Factory bonuses for farmers finishing cattle at a younger age do not appear to be in the running on a draft list of measures set for inclusion in a new Department of Agriculture-led plan.
The plan is aimed at lowering the age of beef cattle at slaughter to curb greenhouse gas emissions.
However, the draft list circulated to stakeholders for consultation does refer to Bord Bia scoping out the potential of developing “earlier age grass-fed beef cattle as a key selling point”.
Another action listed in the plan concerns the development of “progressive pricing models for dairy-beef calves”, with Teagasc and the Irish Co-operative Organisation Society listed as relevant stakeholders for the move.

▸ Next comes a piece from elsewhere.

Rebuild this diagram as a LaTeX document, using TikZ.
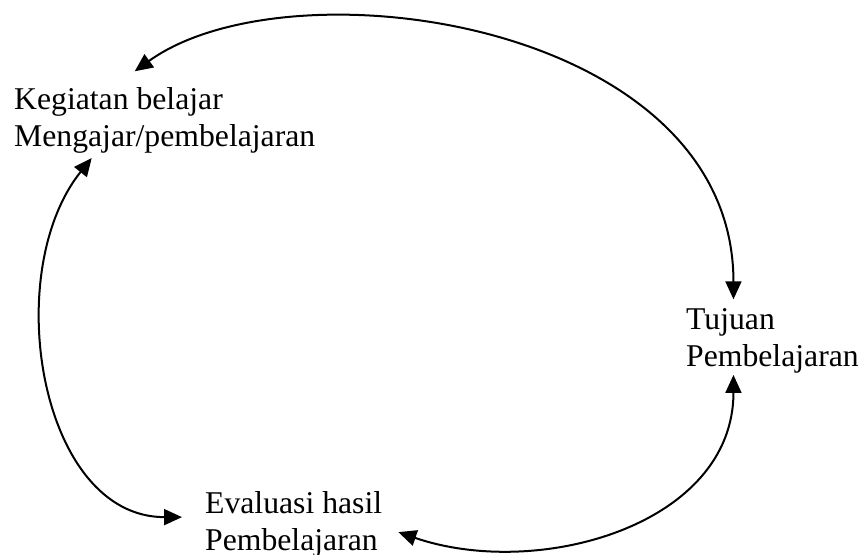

Further measures relate to improved grazing, handling and weighing infrastructure on beef farms, as well as the encouragement of reseeding and good grazing management.
The improved liveweight performance action plan had been due for publication last July but was delayed.
The end of March is the new target date for its release, the Department told the Irish Farmers Journal.
“The draft improved liveweight performance action plan was designed following input provided by Teagasc, ICBF, AHI, Bord Bia and Department officials,” a spokesperson said.
“The Department also met with representatives of the farming organisations and industry.”
Reducing the age of beef cattle at slaughter by three to three-and-a-half months is listed in the 2025 update to the Climate Action Plan as a measure that could cut farm sector emissions by 0.48m tonnes of CO2 equivalents between 2026-2030.